Pour le professeur genevois, avant l’ère industrielle, sur les derniers 800’000 ans, les concentrations de C02 dans l’atmosphère étaient de l’ordre de 280 ppm par volume, et pendant les périodes glaciaires, de 180 ppm.

«La variation du CO2 entre une période interglaciaire et une période glaciaire, c’était 100 ppm, explique-t-il. Aujourd’hui, nous avons dépassé les 380 ppm, soit plus de cent au-dessus, et on se dirige allégrement vers 400-450 ppm et beaucoup plus.» Toujours plus loin vers la déstabilisation du système climatique…

C’est pour Jacques Grinevald ce critère lié au cycle du carbone qui marque le début de l’anthropocène – la discontinuité, le début de l’accélération des changements, la rupture d’avec la stabilité de l’holocène.

En réalité, il existe plusieurs écoles et le débat n’est pas clos sur le démarrage prétendu de cette époque. «Fin du 18e siècle ou milieu du 19e, voire 1900 ou 1945 [l’âge nucléaire], à l’échelle géologique, c’est des broutilles, tranche Jacques Grinevald. Quoi qu’il en soit, c’est très récent.»

Certains scientifiques jugent que l’homme influence le climat depuis au moins dix mille ans. Mais Jacques Grinevald rétorque que ces derniers cherchent surtout à «noyer le poisson. Ils essaient de semer la confusion pour escamoter la responsabilité de notre modèle de société thermo-industrielle.»

Objectif Australie en août 2012

Jacques Grinevald fait partie d’un groupe de travail sur l’anthropocène dépendant de la commission internationale de stratigraphie. Ce groupe monte actuellement son dossier en vue du prochain Congrès géologique international en août 2012 à Brisbane, en Australie.

Mais selon le professeur genevois, il y a peu de chances que l’entrée officielle dans la nouvelle époque géologique intervienne à la première tentative. «Les milieux des sciences de la Terre sont assez conservateurs. Toutefois, la prise de conscience s’accélère, on le voit notamment avec Fukushima».

Quand on lui demande à quoi peut bien servir cette notion d’anthropocène, Jacques Grinevald répond: à cadrer un ensemble de discussions qui partaient dans tous les sens ces dernières années. Et à rassembler les sciences de l’homme et celles de la nature.

«L’anthropocène permet de les concentrer sur un dilemme très simple: le développement humain technologique et démographique est tel que nous sommes devenus la plus puissante force naturelle et géologique à la surface de la terre.
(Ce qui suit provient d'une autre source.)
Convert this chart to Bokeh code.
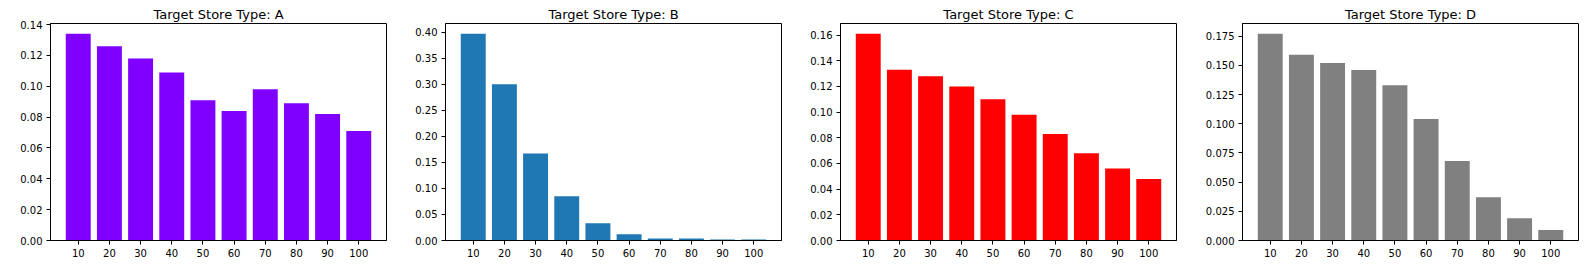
from bokeh.plotting import figure
from bokeh.layouts import row
from bokeh.models import FactorRange, Range1d, FixedTicker, NumeralTickFormatter, ColumnDataSource
from bokeh.embed import file_html
from bokeh.resources import INLINE

deciles = ["10", "20", "30", "40", "50", "60", "70", "80", "90", "100"]
share_a = [0.134, 0.126, 0.118, 0.109, 0.091, 0.084, 0.098, 0.089, 0.082, 0.071]
share_b = [0.397, 0.300, 0.167, 0.085, 0.033, 0.012, 0.004, 0.004, 0.002, 0.002]
share_c = [0.161, 0.133, 0.128, 0.120, 0.110, 0.098, 0.083, 0.068, 0.056, 0.048]
share_d = [0.177, 0.159, 0.152, 0.146, 0.133, 0.104, 0.068, 0.037, 0.019, 0.009]

store_types = ["A", "B", "C", "D"]
colors = ["#8000ff", "#1f77b4", "#ff0000", "#808080"]
yticks = [
    [0.0, 0.02, 0.04, 0.06, 0.08, 0.10, 0.12, 0.14],
    [0.0, 0.05, 0.10, 0.15, 0.20, 0.25, 0.30, 0.35, 0.40],
    [0.0, 0.02, 0.04, 0.06, 0.08, 0.10, 0.12, 0.14, 0.16],
    [0.0, 0.025, 0.05, 0.075, 0.10, 0.125, 0.15, 0.175],
]
formats = ["0.00", "0.00", "0.00", "0.000"]
series = [share_a, share_b, share_c, share_d]

FONT = "DejaVu Sans"
lefts = [50, 50, 50, 57]
widths = [395, 395, 395, 397]
FRAME_W = 336
figs = []
for st, vals, col, tk, fmt, left, width in zip(store_types, series, colors, yticks, formats, lefts, widths):
    p = figure(
        x_range=FactorRange(*deciles, range_padding=0.078),
        y_range=Range1d(0, max(vals) * 1.05),
        width=width, height=278,
        output_backend="svg", toolbar_location=None,
        min_border_left=left, min_border_right=width - left - FRAME_W,
        min_border_top=23, min_border_bottom=38,
        title="Target Store Type: " + st,
    )
    src = ColumnDataSource(dict(x=deciles, top=vals))
    p.vbar(x="x", top="top", width=0.8, source=src, fill_color=col, line_color=None)
    p.title.align = "center"
    p.title.text_font = FONT
    p.title.text_font_size = "13px"
    p.title.text_font_style = "normal"
    p.title.text_color = "black"
    p.title.standoff = 4
    p.xgrid.visible = False
    p.ygrid.visible = False
    p.outline_line_color = "black"
    p.outline_line_alpha = 1
    p.yaxis.ticker = FixedTicker(ticks=tk)
    p.yaxis.formatter = NumeralTickFormatter(format=fmt)
    for ax in (p.xaxis, p.yaxis):
        ax.axis_line_color = "black"
        ax.major_tick_line_color = "black"
        ax.major_tick_out = 4
        ax.major_tick_in = 0
        ax.minor_tick_line_color = None
        ax.major_label_text_font = FONT
        ax.major_label_text_font_size = "10px"
        ax.major_label_text_color = "black"
        ax.major_label_standoff = 4
    p.x_range.factor_padding = 0
    figs.append(p)

layout = row(*figs, spacing=0)
open("out.html", "w").write(file_html(layout, INLINE))
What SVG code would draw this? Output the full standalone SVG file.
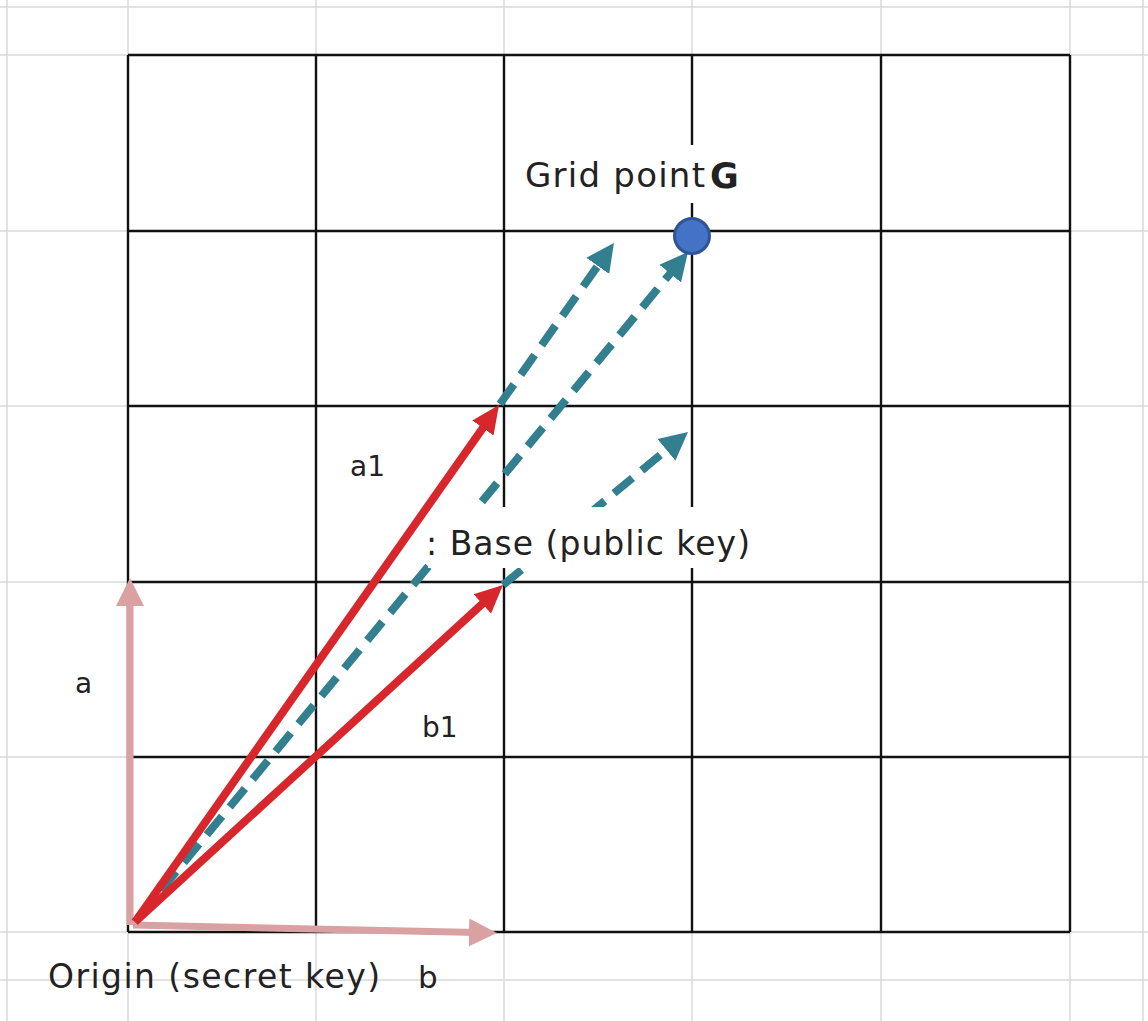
<svg xmlns="http://www.w3.org/2000/svg" width="1148" height="1021" viewBox="0 0 1148 1021">
<style>
.sheet{stroke:#d9d9d9;stroke-width:1.5;fill:none}
.grid{stroke:#111;stroke-width:2.4;fill:none}
.red{stroke:#d7262c;stroke-width:8;fill:none}
.pink{stroke:#d9a1a1;stroke-width:7;fill:none}
.dash{stroke:#327f8f;stroke-width:8;fill:none;stroke-dasharray:24 12}
.lbl{font-family:"DejaVu Sans","Liberation Sans",sans-serif;fill:#222}
.bg{fill:#fff}
</style>
<defs>
<marker id="mRed" markerUnits="userSpaceOnUse" markerWidth="32" markerHeight="32" viewBox="0 -16 32 32" refX="8" refY="0" orient="auto">
<path d="M0,-13 L28,0 L0,13 z" fill="#d7262c"/>
</marker>
<marker id="mPink" markerUnits="userSpaceOnUse" markerWidth="32" markerHeight="32" viewBox="0 -16 32 32" refX="8" refY="0" orient="auto">
<path d="M0,-14 L28,0 L0,14 z" fill="#d9a1a1"/>
</marker>
<marker id="mTeal" markerUnits="userSpaceOnUse" markerWidth="32" markerHeight="32" viewBox="0 -16 32 32" refX="8" refY="0" orient="auto">
<path d="M0,-14 L28,0 L0,14 z" fill="#327f8f"/>
</marker>
</defs>
<rect width="1148" height="1021" fill="#fff"/>
<g id="sheet-lines" class="sheet">
<path d="M0,7H1148 M0,55H1148 M0,231H1148 M0,406H1148 M0,582H1148 M0,757H1148 M0,932H1148 M0,980H1148"/>
<path d="M7,0V1021 M128,0V1021 M316,0V1021 M504,0V1021 M692,0V1021 M881,0V1021 M1070,0V1021 M1143,0V1021"/>
</g>
<g id="lattice" class="grid">
<path d="M128,55H1070 M128,231H1070 M128,406H1070 M128,582H1070 M128,757H1070 M128,932H1070"/>
<path d="M128,55V932 M316,55V932 M504,55V932 M692,55V932 M881,55V932 M1070,55V932"/>
</g>
<g id="connectors">
<line class="dash" x1="138" y1="918" x2="675.3" y2="267.4" marker-end="url(#mTeal)"/>
<line class="dash" x1="500" y1="404" x2="602.4" y2="259.3" marker-end="url(#mTeal)"/>
<line class="dash" x1="503" y1="585" x2="672.6" y2="444.8" marker-end="url(#mTeal)"/>
</g>
<g id="label-grid-point">
<rect class="bg" x="515" y="145" width="235" height="58"/>
<text class="lbl" x="525" y="187" font-size="34" textLength="180" lengthAdjust="spacing">Grid point</text>
<text class="lbl" x="710" y="188" font-size="35" font-weight="bold" fill="#111">G</text>
</g>
<g id="label-base">
<rect class="bg" x="428" y="507" width="332" height="61"/>
<text class="lbl" x="426" y="555" font-size="33" textLength="324" lengthAdjust="spacing">: Base (public key)</text>
</g>
<g id="vectors">
<line class="pink" x1="130" y1="925" x2="130" y2="598" marker-end="url(#mPink)"/>
<line class="pink" x1="133" y1="925" x2="477" y2="932.6" marker-end="url(#mPink)"/>
<line class="red" x1="135" y1="922" x2="487.5" y2="421.4" marker-end="url(#mRed)"/>
<line class="red" x1="135" y1="922" x2="488.2" y2="598.5" marker-end="url(#mRed)"/>
</g>
<g id="node-G">
<circle cx="692" cy="236" r="17.5" fill="#4472c4" stroke="#2f5597" stroke-width="3"/>
</g>
<g id="labels">
<text class="lbl" x="350" y="476" font-size="28">a1</text>
<text class="lbl" x="75" y="693" font-size="28">a</text>
<text class="lbl" x="422" y="737" font-size="28">b1</text>
<text class="lbl" x="48" y="988" font-size="33" textLength="332" lengthAdjust="spacing">Origin (secret key)</text>
<text class="lbl" x="418" y="988" font-size="31">b</text>
</g>
</svg>
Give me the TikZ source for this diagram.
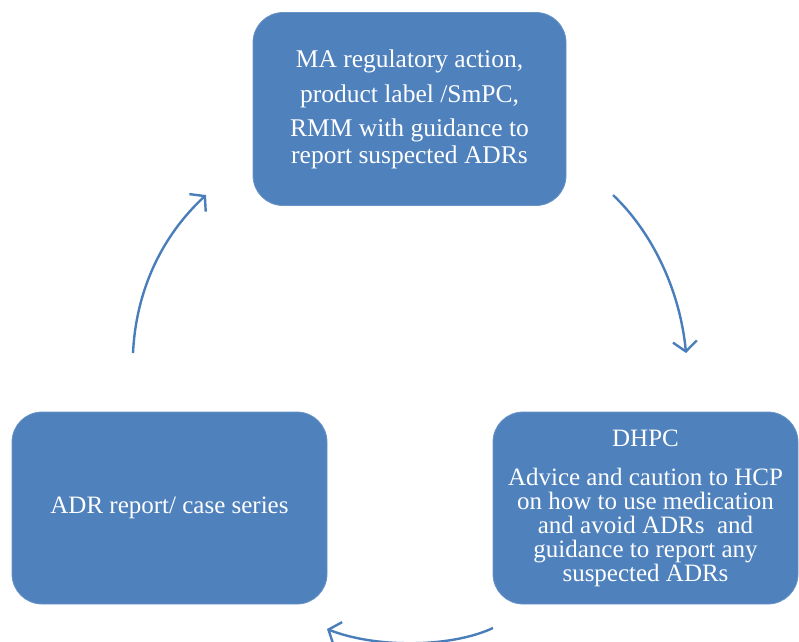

En terme d’impact, nous dépassons le volcanisme.»

Les cycles naturels dans l’inconnue

Jacques Grinevald glisse que cela pourrait servir à «clouer le bec à Claude Allègre et à tous ceux qui minimisent l’impact de l’homme à la surface de la Terre et qui voudraient nous faire croire que l’homme n’a aucune responsabilité dans les changements climatiques».

Plus sérieusement, une fois adoptée, la nouvelle époque géologique renforcerait la prise de conscience, estime-t-il, en soulignant ce que Crutzen écrivait en 2002: l’anthropocène, c’est l’entrée dans une terra incognita.

«Et face à cette situation inédite, constate Jacques Grinevald, l’enjeu philosophique, culturel, éthique et politique est énorme puisque apparemment, rien dans nos cultures, nos systèmes démocratiques et nos valeurs religieuses ne nous y a préparé.»

Docteur en philosophie et licencié en sciences politiques, enseignant d’écologie globale à Genève (IHEID, université) et très longtemps d’histoire des techniques à l’Ecole polytechnique fédérale de Lausanne (EPFL), Jacques Grinevald a une longue carrière académique derrière lui, qu’il achève cette année.

Ce partisan de la décroissance des flux énergétiques et matériels a pour domaine de compétence l’Ecologie globale et le développement soutenable, l’histoire et l’épistémologie du développement scientifique et technique et de l’économie écologique, la science et la politique de l’effet de serre.

Entre autres associations scientifiques, il fait partie depuis plus d’une décennie de la Geological society de Londres, qui remonte à 1807.

  

*La biosphère de l’anthropocène, Jacques Grinevald, Georg Editeur, collection Stratégies énergétiques, 2007.